* PROBLEM STATEMENT:
Stop at the line containing "ax.add_patch(clip)": repeat exactly every line of the entries below from the first up to it, plus that line, with pictures omitted.

* INFORMATION SUPPLIED:
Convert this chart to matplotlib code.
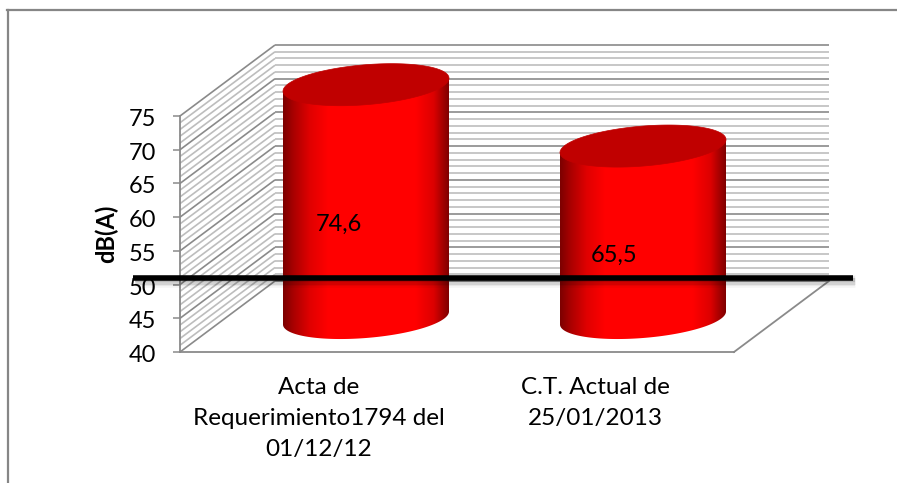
import numpy as np
import matplotlib
matplotlib.use('Agg')
import matplotlib.pyplot as plt
from matplotlib.patches import PathPatch
from matplotlib.path import Path
from matplotlib.colors import LinearSegmentedColormap
from matplotlib.transforms import ScaledTranslation

# chart values
categories = ['Acta de\nRequerimiento1794 del\n01/12/12', 'C.T. Actual de\n25/01/2013']
values = [74.6, 65.5]
value_labels = ['74,6', '65,5']
y_ticks = [40, 45, 50, 55, 60, 65, 70, 75]
y_label = 'dB(A)'
limit_value = 50.95

W, H = 897, 483
GRID_DARK = '#8a8a8a'
GRID_LIGHT = '#bdbdbd'

plt.rcParams['font.family'] = ['Lato', 'DejaVu Sans']

fig = plt.figure(figsize=(W / 100, H / 100), dpi=100)
fig.patch.set_facecolor('white')

# the axes is the front plane of the 3d box
left, right, top, bottom = 180, 734, 116, 352
ax = fig.add_axes([left / W, 1 - bottom / H, (right - left) / W, (bottom - top) / H])
ax.set_facecolor('none')
ax.set_xlim(-0.5, 1.5)
ax.set_ylim(40, 75)

px_x = 2.0 / (right - left)
px_y = 35.0 / (bottom - top)
depth_x = 95 * px_x   # oblique offset to the back wall
depth_y = 71 * px_y


def cylinder(x_center, value):
    cx = x_center + depth_x / 2
    base = 40 + depth_y / 2 - 1.5 * px_y
    half = 83 * px_x
    t = np.linspace(0, 2 * np.pi, 201)
    ex = half * np.cos(t)
    ey = (6.5 * np.cos(t) + 20 * np.sin(t)) * px_y
    top_y = base + (value - 40)

    # body outline: lower half of the base ellipse, then up to the top ellipse ends
    verts = list(zip(cx + ex[100:], base + ey[100:]))
    verts += [(cx + half, top_y + 6.5 * px_y), (cx - half, top_y - 6.5 * px_y), verts[0]]
    clip = PathPatch(Path(verts), transform=ax.transData, fc='none', ec='none')
    ax.add_patch(clip)

    shade = LinearSegmentedColormap.from_list('body', [
        (0.0, '#7c0000'), (0.06, '#a80000'), (0.16, '#e00000'), (0.27, '#ff0000'),
        (0.80, '#ff0000'), (0.91, '#dc0000'), (1.0, '#800000')])
    grad = np.linspace(0, 1, 256).reshape(1, -1)
    im = ax.imshow(grad, cmap=shade, aspect='auto', zorder=3,
                   extent=[cx - half, cx + half, base - 25 * px_y, top_y + 10 * px_y])
    # body rises above the front plane, so the axes box must not clip it
    im.set_clip_box(fig.bbox)
    im.set_clip_path(clip)

    # top face
    ax.fill(cx + ex, top_y + ey, fc='#c00000', ec='#c00000', lw=0.5, zorder=4, clip_on=False)


# side wall and back wall grid, one line per unit
for v in range(40, 76):
    color = GRID_DARK if v % 5 == 0 else GRID_LIGHT
    ax.plot([-0.5, -0.5 + depth_x], [v, v + depth_y], color=color, lw=1.2, clip_on=False,
            solid_capstyle='butt', zorder=1)
    ax.plot([-0.5 + depth_x, 1.5 + depth_x], [v + depth_y, v + depth_y], color=color, lw=1.2,
            clip_on=False, solid_capstyle='butt', zorder=1)

# floor
ax.plot([1.5, 1.5 + depth_x], [40, 40 + depth_y], color=GRID_DARK, lw=1.3, clip_on=False, zorder=1)

for i, v in enumerate(values):
    cylinder(i, v)

ax.set_xlim(-0.5, 1.5)
ax.set_ylim(40, 75)

# data labels
ax.text(0 + 20 * px_x, 59.0, value_labels[0], ha='center', va='center', fontsize=17, color='black', zorder=6)
ax.text(1 + 19 * px_x, 54.3, value_labels[1], ha='center', va='center', fontsize=17, color='black', zorder=6)

# black reference line with its soft shadow
x0 = -0.5 - 47 * px_x
x1 = 1.5 + 119 * px_x
for off, lw, a in [(3.0, 9.0, 0.04), (3.0, 7.0, 0.06), (2.5, 5.0, 0.08), (2.0, 3.0, 0.12)]:
    ax.plot([x0 + 1.5 * px_x, x1 + 1.5 * px_x], [limit_value - off * px_y] * 2, color='black',
            lw=lw, alpha=a, solid_capstyle='butt', clip_on=False, zorder=7)
ax.plot([x0, x1], [limit_value, limit_value], color='black', lw=4.0, solid_capstyle='butt',
        clip_on=False, zorder=8)

# axes
for s in ['top', 'right']:
    ax.spines[s].set_visible(False)
for s in ['left', 'bottom']:
    ax.spines[s].set_color(GRID_DARK)
    ax.spines[s].set_linewidth(1.3)
ax.set_axisbelow(True)
ax.set_yticks(y_ticks)
ax.tick_params(axis='y', length=5.4, width=1.1, color=GRID_DARK, labelsize=17, pad=12, labelcolor='black')
shift = ScaledTranslation(0, -1.5 / 100, fig.dpi_scale_trans)
for lab in ax.get_yticklabels():
    lab.set_transform(lab.get_transform() + shift)
ax.set_xticks([0, 1])
ax.set_xticklabels(categories, fontsize=17.5, linespacing=1.6)
ax.tick_params(axis='x', length=0, pad=18)
ax.set_ylabel(y_label, fontsize=17, fontweight='bold', labelpad=7)

# outer frame, only top and left show
fig.add_artist(plt.Line2D([8 / W, 8 / W], [0, 1 - 10 / H], color='#868686', lw=1.6))
fig.add_artist(plt.Line2D([7 / W, 1], [1 - 10 / H, 1 - 10 / H], color='#868686', lw=1.6))

plt.savefig('out.png', dpi=100)
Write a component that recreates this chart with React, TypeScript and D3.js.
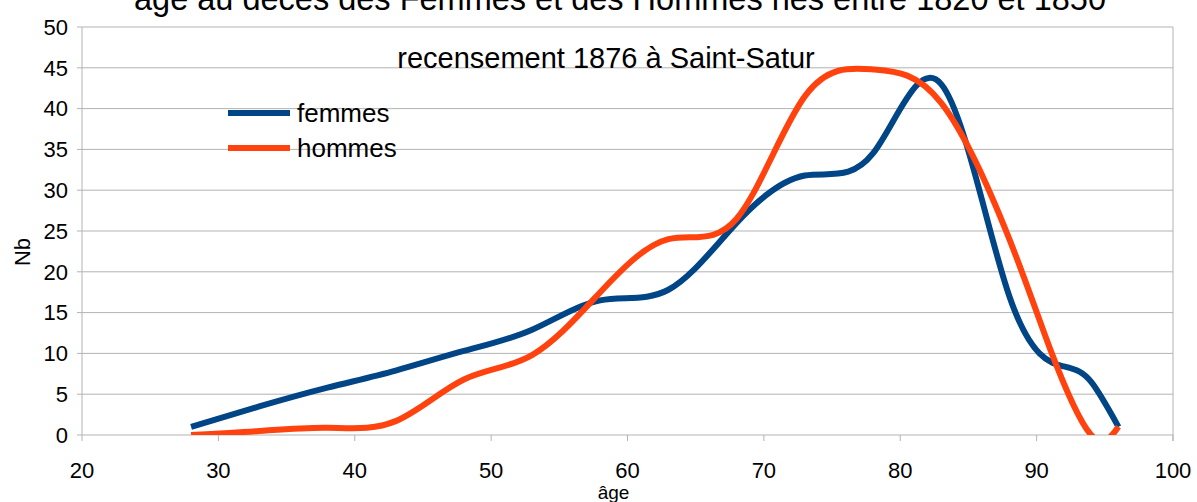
import React, { useEffect, useRef } from 'react';
import * as d3 from 'd3';

const femmesAges = [28, 33, 38, 43, 48, 53, 58, 63, 68, 73, 78, 83, 88, 92, 94, 96];
const femmes = [1, 3.5, 5.8, 7.9, 10.3, 12.9, 16.5, 17.8, 26, 31.8, 34.5, 43, 17, 8.4, 6.5, 1];
const hommesAges = [28, 33, 38, 43, 48, 53, 58, 63, 68, 73, 78, 83, 88, 91, 94, 96];
const hommes = [0, 0.5, 0.9, 1.7, 6.8, 9.8, 17.5, 24, 26.5, 41.5, 44.8, 40.7, 24, 10.5, 0, 1];
const xTicks = [20, 30, 40, 50, 60, 70, 80, 90, 100];
const yTicks = [0, 5, 10, 15, 20, 25, 30, 35, 40, 45, 50];

const series = [
  { name: 'femmes', ages: femmesAges, values: femmes, color: '#004586' },
  { name: 'hommes', ages: hommesAges, values: hommes, color: '#ff420e' },
];

const App = () => {
  const ref = useRef<SVGSVGElement>(null);

  useEffect(() => {
    const width = 1197;
    const height = 502;
    const margin = { top: 27, right: 24, bottom: 67, left: 82 };
    const font = '"Liberation Sans", Arial, sans-serif';

    const svg = d3.select(ref.current);
    svg.selectAll('*').remove();

    const x = d3.scaleLinear().domain([20, 100]).range([margin.left, width - margin.right]);
    const y = d3.scaleLinear().domain([0, 50]).range([height - margin.bottom, margin.top]);

    svg.append('defs')
      .append('clipPath')
      .attr('id', 'plot')
      .append('rect')
      .attr('x', margin.left)
      .attr('y', margin.top - 5)
      .attr('width', x(100) - margin.left)
      .attr('height', y(0) - margin.top + 5);

    // gridlines
    svg.append('g')
      .selectAll('line')
      .data(yTicks)
      .join('line')
      .attr('x1', margin.left - 5)
      .attr('x2', x(100))
      .attr('y1', (d) => y(d))
      .attr('y2', (d) => y(d))
      .attr('stroke', '#b3b3b3')
      .attr('stroke-width', 1);

    // axes frame
    svg.append('line')
      .attr('x1', x(20)).attr('x2', x(20))
      .attr('y1', y(50)).attr('y2', y(0))
      .attr('stroke', '#b3b3b3');
    svg.append('line')
      .attr('x1', x(100)).attr('x2', x(100))
      .attr('y1', y(50)).attr('y2', y(0) + 6)
      .attr('stroke', '#b3b3b3');

    svg.append('g')
      .selectAll('line')
      .data(xTicks)
      .join('line')
      .attr('x1', (d) => x(d))
      .attr('x2', (d) => x(d))
      .attr('y1', y(0))
      .attr('y2', y(0) + 6)
      .attr('stroke', '#b3b3b3');

    // tick labels
    svg.append('g')
      .selectAll('text')
      .data(yTicks)
      .join('text')
      .attr('x', margin.left - 14)
      .attr('y', (d) => y(d))
      .attr('dy', '0.35em')
      .attr('text-anchor', 'end')
      .attr('font-family', font)
      .attr('font-size', 22)
      .text((d) => d);

    svg.append('g')
      .selectAll('text')
      .data(xTicks)
      .join('text')
      .attr('x', (d) => x(d))
      .attr('y', y(0) + 43)
      .attr('text-anchor', 'middle')
      .attr('font-family', font)
      .attr('font-size', 22)
      .text((d) => d);

    // lines (cubic spline, clipped to the plot area)
    const lineFor = (ages: number[]) =>
      d3
        .line<number>()
        .x((d, i) => x(ages[i]))
        .y((d) => y(d))
        .curve(d3.curveNatural);

    svg.append('g')
      .attr('clip-path', 'url(#plot)')
      .selectAll('path')
      .data(series)
      .join('path')
      .attr('d', (s) => lineFor(s.ages)(s.values))
      .attr('fill', 'none')
      .attr('stroke', (s) => s.color)
      .attr('stroke-width', 6)
      .attr('stroke-linejoin', 'round');

    // legend
    const legend = svg.append('g')
      .selectAll('g')
      .data(series)
      .join('g')
      .attr('transform', (d, i) => `translate(228,${113 + i * 35})`);
    legend.append('line')
      .attr('x1', 0).attr('x2', 62)
      .attr('stroke', (s) => s.color)
      .attr('stroke-width', 6);
    legend.append('text')
      .attr('x', 69)
      .attr('dy', '0.35em')
      .attr('font-family', font)
      .attr('font-size', 26)
      .text((s) => s.name);

    // titles
    svg.append('text')
      .attr('x', 620)
      .attr('y', 10)
      .attr('text-anchor', 'middle')
      .attr('font-family', font)
      .attr('font-size', 32.5)
      .text('âge au décès des Femmes et des Hommes nés entre 1820 et 1850');

    svg.append('text')
      .attr('x', 606)
      .attr('y', 68)
      .attr('text-anchor', 'middle')
      .attr('font-family', font)
      .attr('font-size', 29)
      .text('recensement 1876 à Saint-Satur');

    svg.append('text')
      .attr('x', x(60) - 14)
      .attr('y', 499)
      .attr('text-anchor', 'middle')
      .attr('font-family', font)
      .attr('font-size', 19)
      .text('âge');

    svg.append('text')
      .attr('transform', `translate(30,252) rotate(-90)`)
      .attr('text-anchor', 'middle')
      .attr('font-family', font)
      .attr('font-size', 22)
      .text('Nb');
  }, []);

  return (
    <svg
      ref={ref}
      width={1197}
      height={502}
      style={{ position: 'absolute', left: 0, top: 0, background: '#fff' }}
    />
  );
};

export default App;
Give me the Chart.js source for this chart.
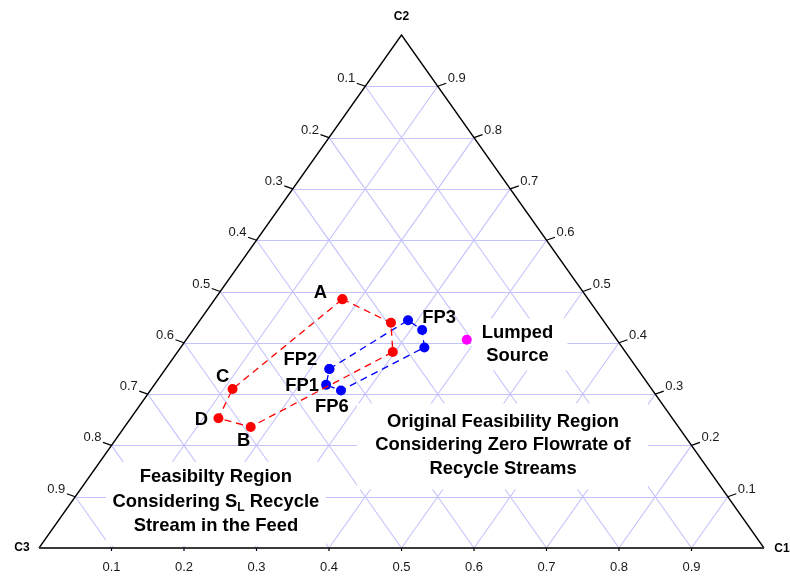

* TASK ANSWER:
Convert this chart to matplotlib code.
import numpy as np
import matplotlib
matplotlib.use('Agg')
import matplotlib.pyplot as plt
from matplotlib.patches import PathPatch
from matplotlib.path import Path
from matplotlib.colors import LinearSegmentedColormap
from matplotlib.transforms import ScaledTranslation

# chart values
categories = ['Acta de\nRequerimiento1794 del\n01/12/12', 'C.T. Actual de\n25/01/2013']
values = [74.6, 65.5]
value_labels = ['74,6', '65,5']
y_ticks = [40, 45, 50, 55, 60, 65, 70, 75]
y_label = 'dB(A)'
limit_value = 50.95

W, H = 897, 483
GRID_DARK = '#8a8a8a'
GRID_LIGHT = '#bdbdbd'

plt.rcParams['font.family'] = ['Lato', 'DejaVu Sans']

fig = plt.figure(figsize=(W / 100, H / 100), dpi=100)
fig.patch.set_facecolor('white')

# the axes is the front plane of the 3d box
left, right, top, bottom = 180, 734, 116, 352
ax = fig.add_axes([left / W, 1 - bottom / H, (right - left) / W, (bottom - top) / H])
ax.set_facecolor('none')
ax.set_xlim(-0.5, 1.5)
ax.set_ylim(40, 75)

px_x = 2.0 / (right - left)
px_y = 35.0 / (bottom - top)
depth_x = 95 * px_x   # oblique offset to the back wall
depth_y = 71 * px_y


def cylinder(x_center, value):
    cx = x_center + depth_x / 2
    base = 40 + depth_y / 2 - 1.5 * px_y
    half = 83 * px_x
    t = np.linspace(0, 2 * np.pi, 201)
    ex = half * np.cos(t)
    ey = (6.5 * np.cos(t) + 20 * np.sin(t)) * px_y
    top_y = base + (value - 40)

    # body outline: lower half of the base ellipse, then up to the top ellipse ends
    verts = list(zip(cx + ex[100:], base + ey[100:]))
    verts += [(cx + half, top_y + 6.5 * px_y), (cx - half, top_y - 6.5 * px_y), verts[0]]
    clip = PathPatch(Path(verts), transform=ax.transData, fc='none', ec='none')
    ax.add_patch(clip)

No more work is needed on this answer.